AUTHENTICITY
Sometimes you meet people.
You like them. It feels right.
And then you meet them again -
in a different context -
and suddenly everything is different.
A different attitude.
Different topics.
Why does this keep happening?
Who are you when no one is watching?
At some point, I came across a sentence:
Who are you when no one is watching?
That sentence moved something in me.
How much of our so-called “authentic self” do we really live -
and how much of it unconsciously follows the expectations of the outside world?
How we adapt
As children, we are wonderfully unique and authentic.
Then comes upbringing.
Then school.
And suddenly, it’s often no longer about
unfolding our uniqueness,
but about shaping us into a form.
Taking on a role.
Having a job later on.
One that fits into this society.
Children are constantly asked:
“What do you want to become?”
Rarely:
“Who are you?”
And so, from an early age,
they are taught that they are not enough yet.
That they still have to become something.
Yet the kind of success
that is so important in our society
often doesn’t align with our authentic self.
To follow it, we gradually build
a new identity: our ego.
The ego wants to meet external expectations.
And that is exhausting.

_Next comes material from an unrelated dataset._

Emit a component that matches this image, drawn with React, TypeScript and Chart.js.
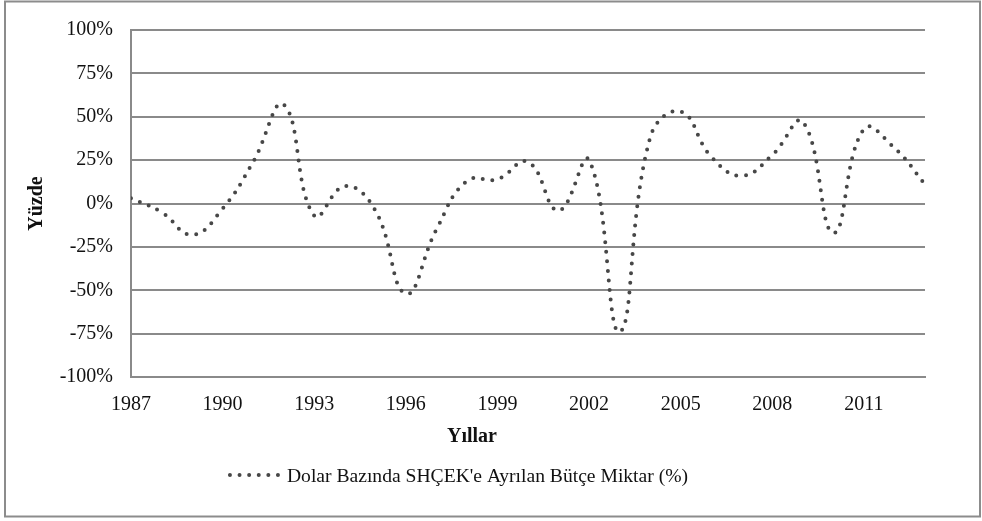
import React, { useEffect, useRef } from 'react';
import { Chart, registerables } from 'chart.js';

Chart.register(...registerables);

const years = [1987, 1988, 1989, 1990, 1991, 1992, 1993, 1994, 1995, 1996, 1997, 1998, 1999, 2000, 2001, 2002, 2003, 2004, 2005, 2006, 2007, 2008, 2009, 2010, 2011, 2012, 2013];
const values = [3, -5, -18, -3, 24, 57, -7, 10, -4, -52, -15, 13, 14, 24, -4, 25, -74, 38, 53, 27, 16, 28, 47, -17, 43, 32, 11];
const xTickValues = [1987, 1990, 1993, 1996, 1999, 2002, 2005, 2008, 2011];
const yTickValues = [-100, -75, -50, -25, 0, 25, 50, 75, 100];
const seriesLabel = "Dolar Bazında SHÇEK'e Ayrılan Bütçe Miktar (%)";
const xTitle = 'Yıllar';
const yTitle = 'Yüzde';

const FONT = '"Liberation Serif", "Times New Roman", serif';
const GRID = '#8a8a8a';
const LINE = '#474747';

const decor = {
  id: 'decor',
  beforeDraw(chart: any) {
    const ctx = chart.ctx;
    ctx.save();
    ctx.fillStyle = '#fff';
    ctx.fillRect(0, 0, chart.width, chart.height);
    ctx.restore();
  },
  afterDraw(chart: any) {
    const ctx = chart.ctx;
    const a = chart.chartArea;
    ctx.save();
    // outer frame
    ctx.strokeStyle = '#8c8c8c';
    ctx.lineWidth = 2;
    ctx.strokeRect(5, 1.5, 975, 515);
    ctx.fillStyle = '#111';
    // y title
    ctx.save();
    ctx.font = 'bold 20px ' + FONT;
    ctx.translate(37, (a.top + a.bottom) / 2);
    ctx.rotate(-Math.PI / 2);
    ctx.textAlign = 'center';
    ctx.textBaseline = 'middle';
    ctx.fillText(yTitle, 0, 0);
    ctx.restore();
    // x title
    ctx.font = 'bold 20px ' + FONT;
    ctx.textAlign = 'center';
    ctx.textBaseline = 'middle';
    ctx.fillText(xTitle, 472, 437);
    // legend
    ctx.font = '19.6px ' + FONT;
    const tw = ctx.measureText(seriesLabel).width;
    const sampleW = 54;
    const gap = 5;
    const total = sampleW + gap + tw;
    const start = 458 - total / 2;
    ctx.strokeStyle = LINE;
    ctx.lineWidth = 4;
    ctx.lineCap = 'round';
    ctx.setLineDash([0, 9.6]);
    ctx.beginPath();
    ctx.moveTo(start + 2, 475);
    ctx.lineTo(start + sampleW, 475);
    ctx.stroke();
    ctx.setLineDash([]);
    ctx.textAlign = 'left';
    ctx.textBaseline = 'middle';
    ctx.fillText(seriesLabel, start + sampleW + gap, 477);
    ctx.restore();
  },
};

export default function App() {
  const ref = useRef<HTMLCanvasElement | null>(null);
  useEffect(() => {
    if (!ref.current) return;
    const chart = new Chart(ref.current, {
      type: 'line',
      data: {
        datasets: [
          {
            label: seriesLabel,
            data: years.map((y, i) => ({ x: y, y: values[i] })),
            borderColor: LINE,
            borderWidth: 4,
            borderDash: [0, 9.6],
            borderCapStyle: 'round',
            pointRadius: 0,
            fill: false,
            tension: 0.45,
          },
        ],
      },
      options: {
        responsive: false,
        animation: false,
        layout: { padding: { left: 0, right: 57, top: 29, bottom: 0 } },
        plugins: { legend: { display: false }, tooltip: { enabled: false } },
        scales: {
          x: {
            type: 'linear',
            min: 1987,
            max: 2013,
            afterBuildTicks: (s: any) => {
              s.ticks = xTickValues.map((v) => ({ value: v }));
            },
            afterFit: (s: any) => {
              s.height = 521 - 377;
            },
            grid: { display: false, drawTicks: false },
            border: { display: true, color: GRID, width: 2 },
            ticks: {
              padding: 16,
              color: '#111',
              font: { family: FONT, size: 20 },
              maxRotation: 0,
              autoSkip: false,
              callback: (v: any) => String(v),
            },
          },
          y: {
            type: 'linear',
            min: -100,
            max: 100,
            afterBuildTicks: (s: any) => {
              s.ticks = yTickValues.map((v) => ({ value: v }));
            },
            afterFit: (s: any) => {
              s.width = 131;
            },
            grid: { color: GRID, lineWidth: 2, drawTicks: false },
            border: { display: true, color: GRID, width: 2 },
            ticks: {
              padding: 18,
              color: '#111',
              font: { family: FONT, size: 20 },
              callback: (v: any) => v + '%',
            },
          },
        },
      },
      plugins: [decor],
    } as any);
    return () => chart.destroy();
  }, []);
  return (
    <div style={{ position: 'fixed', left: 0, top: 0, width: 982, height: 521, background: '#fff' }}>
      <canvas ref={ref} width={982} height={521} />
    </div>
  );
}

Very exhausting.
The bigger the gap between our authentic self
and this constructed identity becomes,
the greater the inner tension and pain.
We feel dissatisfaction.
And emptiness.
A personal example
I think of my mother.
She often told us
how much she wanted to become an actress.
She had even passed the entrance exam
for a renowned acting school in Vienna.
But in her parents’ eyes,
acting was not a “proper” profession.
And there was a pharmacy at home.
So it was decided: she would study pharmacy.
The search for recognition
Later, it’s no longer just our parents
who shape us.
We seek recognition
from friends, neighbors, at work,
or on social media.
The more we orient ourselves toward external expectations,
the more we drift away from ourselves.
And the more we attract people
who function in the same way.
What remains beneath it all
And yet:
our authentic self doesn’t disappear.
It is still there.
Beneath all the layers.
And we can return to it at any time -
if we are willing to listen again.
Then we begin to see the gaps
and slowly close them.
The body and emotions as guides
The first access point is often the body.
When we tune in consciously,
we begin to notice more.
A pull.
A tightness.
An uneasy feeling.
And then we know: this is not me.
Emotions can also be signals.
Anger.
Fear.
They often show us
where we are not aligned with ourselves.
The courage to be honest
The path back to yourself is not easy.
It requires, above all,
the courage to be honest.
It means questioning habits,
leaving your comfort zone,
taking responsibility,
and sometimes being willing to stand out.
We cannot be authentic
and please everyone at the same time.
Is it easy for us to love people
who are not honest with us?
Probably not.
So how can we love ourselves
if we are not honest with ourselves?
No excuses.
No sugarcoating.
Just a clear look.
Back to you
Being authentic means
letting go of external expectations.
Having the courage
to say
and to live
what we truly feel.
When thinking, feeling, and acting align,
something beautiful emerges:
the ability to love ourselves -
and with it,
more calm
and inner peace.
Luma – it begins in you.
Mini exercise
Observe yourself today
in a situation where you are with other people.
Take a brief moment
to feel into your body: Do you feel openness - or tension?
Are you pretending - or are you being yourself?
That’s all you need to do.
Reflection question
In which moments of your life are you furthest away from yourself?